Located on College Drive, just east of the Stadium Parkade, the dual-branded hotel development will combine two separate hotels, a Holiday Inn Express and a Staybridge Suites, in one building. The two distinct hotels will offer both short- and long-term accommodation to campus visitors—including visiting lecturers and researchers, meeting attendees, parents, athletes, students and their families—as well as the general public.
College Hotels LP is jointly owned by P.R. Hotels Ltd., owned by Lawrence and Patricia Rychjohn, and Normandale Holdings Ltd., owned by Ian and Alice Van Norman. The Rychjohns and Van Normans have a long history of developing and owning commercial, residential and hotel properties together, with one of their more notable projects in Saskatoon being The Centre at Circle and 8th mall.

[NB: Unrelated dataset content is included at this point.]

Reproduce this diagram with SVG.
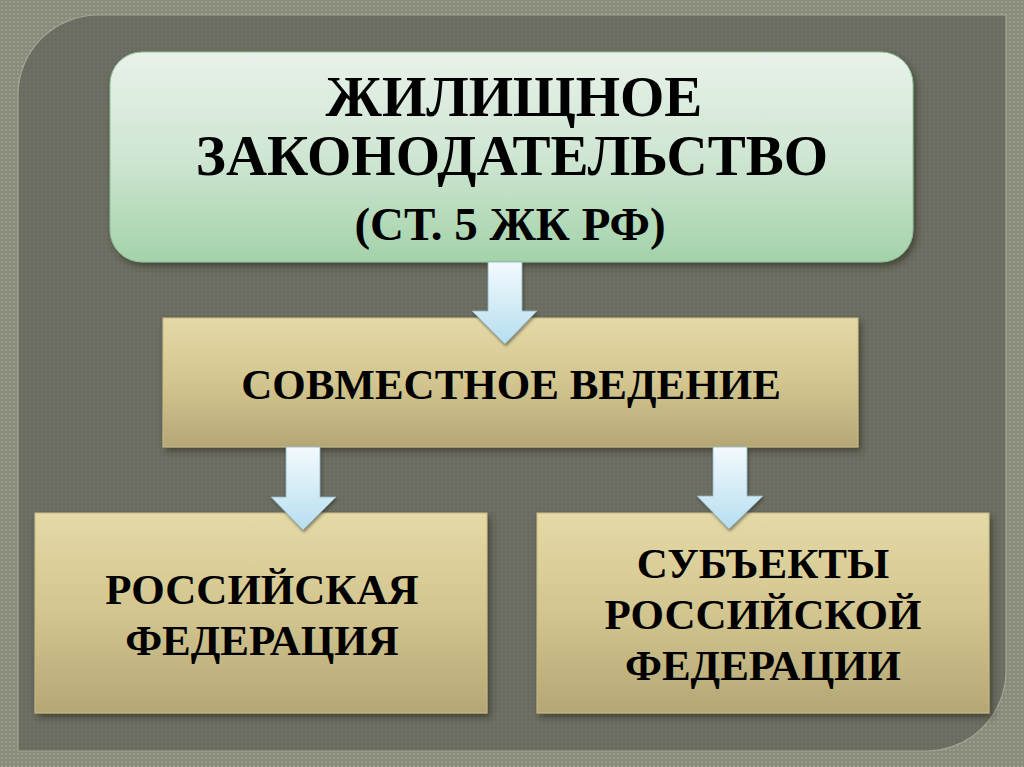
<svg xmlns="http://www.w3.org/2000/svg" width="1024" height="767" viewBox="0 0 1024 767">
  <defs>
    <style>
      .t { font-family: "Liberation Serif", "Times New Roman", serif; font-weight: bold; fill: #000; text-anchor: middle; }
      .arrow { fill: url(#arrowGrad); stroke: #8fb0bd; stroke-width: 0.8; }
    </style>
    <pattern id="dots" width="4" height="4" patternUnits="userSpaceOnUse">
      <rect width="4" height="4" fill="#898b7b"/>
      <rect x="1" y="1" width="2" height="2" fill="#9a9c8c"/>
    </pattern>
    <pattern id="dotsDark" width="4" height="4" patternUnits="userSpaceOnUse">
      <rect width="4" height="4" fill="#6b6c60"/>
      <rect x="1" y="1" width="2" height="2" fill="#727367"/>
    </pattern>
    <linearGradient id="greenGrad" x1="0" y1="0" x2="0" y2="1">
      <stop offset="0" stop-color="#e8f1ea"/>
      <stop offset="0.5" stop-color="#cfe6d2"/>
      <stop offset="1" stop-color="#a3d2a9"/>
    </linearGradient>
    <linearGradient id="tanGrad" x1="0" y1="0" x2="0" y2="1">
      <stop offset="0" stop-color="#e5d9a6"/>
      <stop offset="0.5" stop-color="#d2c58f"/>
      <stop offset="1" stop-color="#b4a775"/>
    </linearGradient>
    <linearGradient id="arrowGrad" x1="0" y1="0" x2="0" y2="1">
      <stop offset="0" stop-color="#f3fafd"/>
      <stop offset="1" stop-color="#b6def0"/>
    </linearGradient>
    <filter id="shadow" x="-10%" y="-10%" width="120%" height="130%">
      <feDropShadow dx="3" dy="4" stdDeviation="3" flood-color="#2a2a22" flood-opacity="0.6"/>
    </filter>
    <filter id="ashadow" x="-30%" y="-20%" width="160%" height="140%">
      <feDropShadow dx="1" dy="2" stdDeviation="1.5" flood-color="#222" flood-opacity="0.5"/>
    </filter>
  </defs>

  <!-- background -->
  <rect width="1024" height="767" fill="url(#dots)"/>
  <path d="M98,15 H1006 V671 A80,80 0 0 1 926,751 H18 V95 A80,80 0 0 1 98,15 Z" fill="url(#dotsDark)" stroke="#a3a595" stroke-width="1.2"/>

  <!-- nodes -->
  <g id="node-top">
    <rect x="110" y="52" width="803" height="210" rx="32" ry="32" fill="url(#greenGrad)" stroke="#8fbf96" stroke-width="1" filter="url(#shadow)"/>
    <text class="t" x="514" y="116" font-size="57">ЖИЛИЩНОЕ</text>
    <text class="t" x="512" y="175" font-size="57">ЗАКОНОДАТЕЛЬСТВО</text>
    <text class="t" x="510" y="240" font-size="47">(СТ. 5 ЖК РФ)</text>
  </g>

  <g id="node-joint">
    <rect x="163" y="318" width="695" height="129" fill="url(#tanGrad)" stroke="#c9bc86" stroke-width="1" filter="url(#shadow)"/>
    <text class="t" x="511" y="399" font-size="43">СОВМЕСТНОЕ ВЕДЕНИЕ</text>
  </g>

  <g id="node-rf">
    <rect x="35" y="513" width="452" height="200" fill="url(#tanGrad)" stroke="#c9bc86" stroke-width="1" filter="url(#shadow)"/>
    <text class="t" x="262" y="604" font-size="43">РОССИЙСКАЯ</text>
    <text class="t" x="262" y="655" font-size="43">ФЕДЕРАЦИЯ</text>
  </g>

  <g id="node-subjects">
    <rect x="537" y="513" width="452" height="200" fill="url(#tanGrad)" stroke="#c9bc86" stroke-width="1" filter="url(#shadow)"/>
    <text class="t" x="763" y="578" font-size="43">СУБЪЕКТЫ</text>
    <text class="t" x="763" y="629" font-size="43">РОССИЙСКОЙ</text>
    <text class="t" x="763" y="680" font-size="43">ФЕДЕРАЦИИ</text>
  </g>

  <!-- connectors -->
  <g id="connectors" filter="url(#ashadow)">
    <path class="arrow" d="M488,262 H522 V311 H537 L505,344 L472,311 H488 Z"/>
    <path class="arrow" d="M286,447 H320 V497 H336 L303,530 L271,497 H286 Z"/>
    <path class="arrow" d="M713,447 H747 V496 H763 L729,529 L697,496 H713 Z"/>
  </g>
</svg>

Under the terms of the partnership, and as a general partner on behalf of College Hotels LP, P.R. Hotels (University) Ltd., will be responsible for the capital and operating costs of the hotel, and the university will provide a long-term lease on a parcel of land within College Quarter.
“Similar to Preston Crossing, we are excited to work with a private partner to make effective use of some of the university’s land to fill a need for the university and surrounding community in an effective and collaborative way,” said U of S President Peter Stoicheff. “Ultimately, the goal is to bring benefit to our students, to the university, and to the community. We will invest the revenue generated from leasing the land for the hotel into further development of College Quarter, including additional amenities and facilities to create a vibrant university neighborhood.”
The U of S selected P.R. Hotels Ltd.—which owns and operates six other hotels including the Holiday Inn Express Hotel and Suites and the Holiday Inn in Saskatoon—as its partner back in 2013 following a request for proposals process.
Jeff Krivoshen, chief operating officer of P.R. Hotels Ltd., said he is excited about the opportunities this partnership presents.
“This is a tremendous opportunity, and we know we came to the university with a proposal they could really get excited about,” said Krivoshen, adding that the 123-room Holiday Inn Express will feature mid- to upper-scale rooms meant for shorter stays, while the 97-room Staybridge Suites will offer suites with kitchen facilities for longer-stay guests. “We are very honoured to partner with the U of S and to be entrusted to develop on its land.”
Hotel amenities, Krivoshen continued, will include complimentary breakfast facilities for each brand, along with a shared lobby, swimming pool, and fitness centre, as well as a business centre and free internet. Three meeting rooms, all on the ninth floor with panoramic views of the campus and the city, will be available for rent by guests, members of the campus community and the general public.
During today’s ground-breaking ceremony, the Rychjohns and Van Normans made a surprise announcement that they have decided donate $1 million to the University of Saskatchewan’s Home Ice Campaign to build a new ice facility on campus. The U of S announced the new twin-ice facility and fundraising campaign yesterday with an event featuring commerce and law graduate Merlis Belsher, who is contributing $12.25 million to fund the project. Belsher’s gift is the largest donation from an alumnus and individual in the university’s history.
“We are very lucky to have such generous supporters of the U of S,” said Stoicheff. “I am deeply grateful to Lawrence and Patricia Rychjohn, and Alice and Ian Van Norman, for their contributions not only to this hotel development, but also for their gift for our new ice-facility.”
Located on College Quarter—the land between College Drive and 14th Street, bordered by Cumberland Avenue and Preston Avenue—the hotel was designed by Calnitsky and Associates Architects and is being constructed by Meridian Developments. It is expected to open by April 2018.
“The hotel is an important part of our vision for College Quarter, which is an extension of our main campus,” said Stoicheff. “While the university isn’t in the business of running hotels, nor should we be, we do have a consistent need for hotel services, and that’s where this partnership comes into play.”